Pictures stay out. Extract the lines below from the first one through the line with "(0,0) rectangle (1439,609);", both included.

Source excerpt:
▬▬▬▬▬▬▬▬▬▬

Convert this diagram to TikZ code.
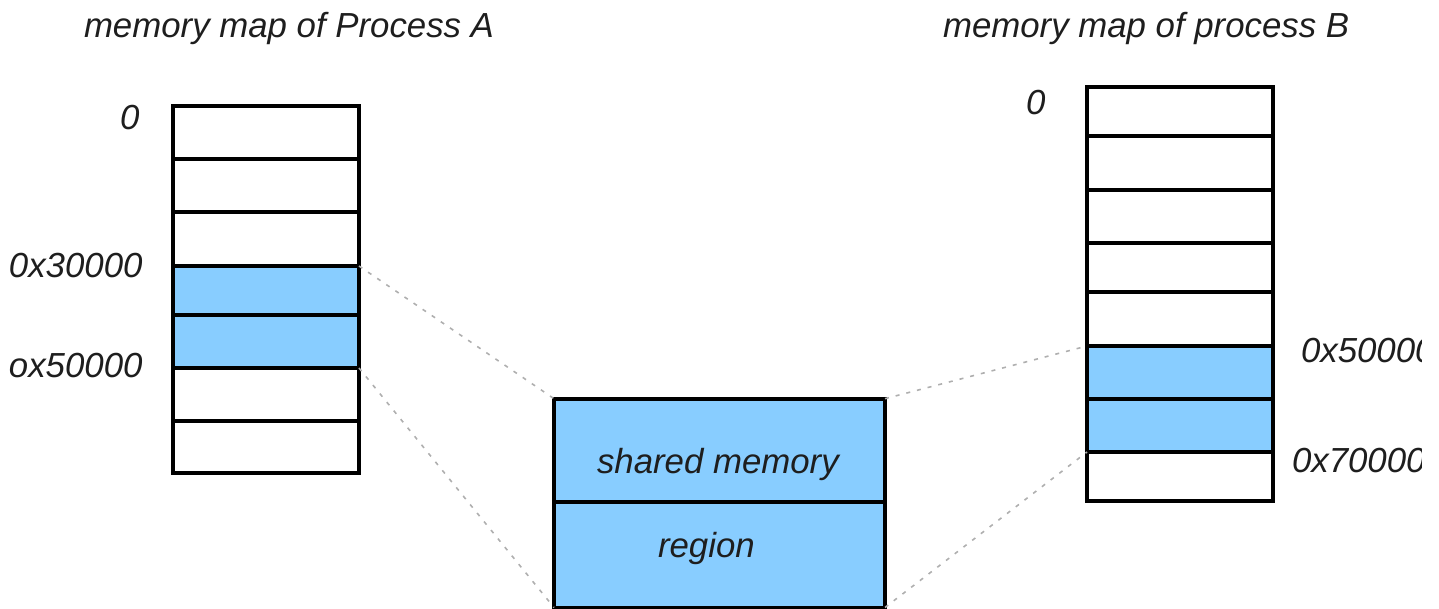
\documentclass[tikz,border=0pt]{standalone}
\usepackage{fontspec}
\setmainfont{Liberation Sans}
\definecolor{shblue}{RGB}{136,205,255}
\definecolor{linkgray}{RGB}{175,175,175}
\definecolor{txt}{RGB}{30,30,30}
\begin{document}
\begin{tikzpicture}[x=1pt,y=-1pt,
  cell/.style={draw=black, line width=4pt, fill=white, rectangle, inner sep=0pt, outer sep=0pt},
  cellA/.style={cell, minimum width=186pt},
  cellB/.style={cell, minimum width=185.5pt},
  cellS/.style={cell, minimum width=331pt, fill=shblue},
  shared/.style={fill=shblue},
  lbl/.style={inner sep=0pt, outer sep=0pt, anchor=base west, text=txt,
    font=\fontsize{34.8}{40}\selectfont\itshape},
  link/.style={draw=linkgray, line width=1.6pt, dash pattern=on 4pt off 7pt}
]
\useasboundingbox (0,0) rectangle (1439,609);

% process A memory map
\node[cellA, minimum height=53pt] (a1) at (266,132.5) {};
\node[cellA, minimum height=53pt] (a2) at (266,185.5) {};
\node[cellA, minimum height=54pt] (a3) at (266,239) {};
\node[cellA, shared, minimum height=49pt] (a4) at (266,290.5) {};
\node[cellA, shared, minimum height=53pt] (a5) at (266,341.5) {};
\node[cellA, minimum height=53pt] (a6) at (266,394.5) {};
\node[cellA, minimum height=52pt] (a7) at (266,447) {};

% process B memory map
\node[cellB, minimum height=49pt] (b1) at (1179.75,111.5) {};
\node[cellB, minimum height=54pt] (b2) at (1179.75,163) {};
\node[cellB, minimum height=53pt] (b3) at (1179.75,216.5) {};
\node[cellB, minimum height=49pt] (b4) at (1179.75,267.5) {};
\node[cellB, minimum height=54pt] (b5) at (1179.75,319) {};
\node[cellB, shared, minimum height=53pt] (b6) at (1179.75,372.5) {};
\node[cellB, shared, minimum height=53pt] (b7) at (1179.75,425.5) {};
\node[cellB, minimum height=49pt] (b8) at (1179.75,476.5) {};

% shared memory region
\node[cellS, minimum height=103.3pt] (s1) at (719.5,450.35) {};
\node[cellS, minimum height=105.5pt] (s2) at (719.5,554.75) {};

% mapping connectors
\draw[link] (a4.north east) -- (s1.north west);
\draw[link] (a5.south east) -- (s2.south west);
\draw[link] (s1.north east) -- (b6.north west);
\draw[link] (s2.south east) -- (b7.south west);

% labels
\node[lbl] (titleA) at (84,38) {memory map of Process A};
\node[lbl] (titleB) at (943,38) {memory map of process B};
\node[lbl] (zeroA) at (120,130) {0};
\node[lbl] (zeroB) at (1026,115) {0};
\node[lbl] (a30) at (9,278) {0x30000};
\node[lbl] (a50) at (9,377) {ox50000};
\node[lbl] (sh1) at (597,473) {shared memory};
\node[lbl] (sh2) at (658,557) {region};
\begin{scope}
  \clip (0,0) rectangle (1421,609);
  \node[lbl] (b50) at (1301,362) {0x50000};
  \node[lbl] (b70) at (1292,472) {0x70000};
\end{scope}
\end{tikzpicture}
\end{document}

▬▬▬▬▬▬▬▬▬▬

The completed task:
Convert this diagram to TikZ code.
\documentclass[tikz,border=0pt]{standalone}
\usepackage{fontspec}
\setmainfont{Liberation Sans}
\definecolor{shblue}{RGB}{136,205,255}
\definecolor{linkgray}{RGB}{175,175,175}
\definecolor{txt}{RGB}{30,30,30}
\begin{document}
\begin{tikzpicture}[x=1pt,y=-1pt,
  cell/.style={draw=black, line width=4pt, fill=white, rectangle, inner sep=0pt, outer sep=0pt},
  cellA/.style={cell, minimum width=186pt},
  cellB/.style={cell, minimum width=185.5pt},
  cellS/.style={cell, minimum width=331pt, fill=shblue},
  shared/.style={fill=shblue},
  lbl/.style={inner sep=0pt, outer sep=0pt, anchor=base west, text=txt,
    font=\fontsize{34.8}{40}\selectfont\itshape},
  link/.style={draw=linkgray, line width=1.6pt, dash pattern=on 4pt off 7pt}
]
\useasboundingbox (0,0) rectangle (1439,609);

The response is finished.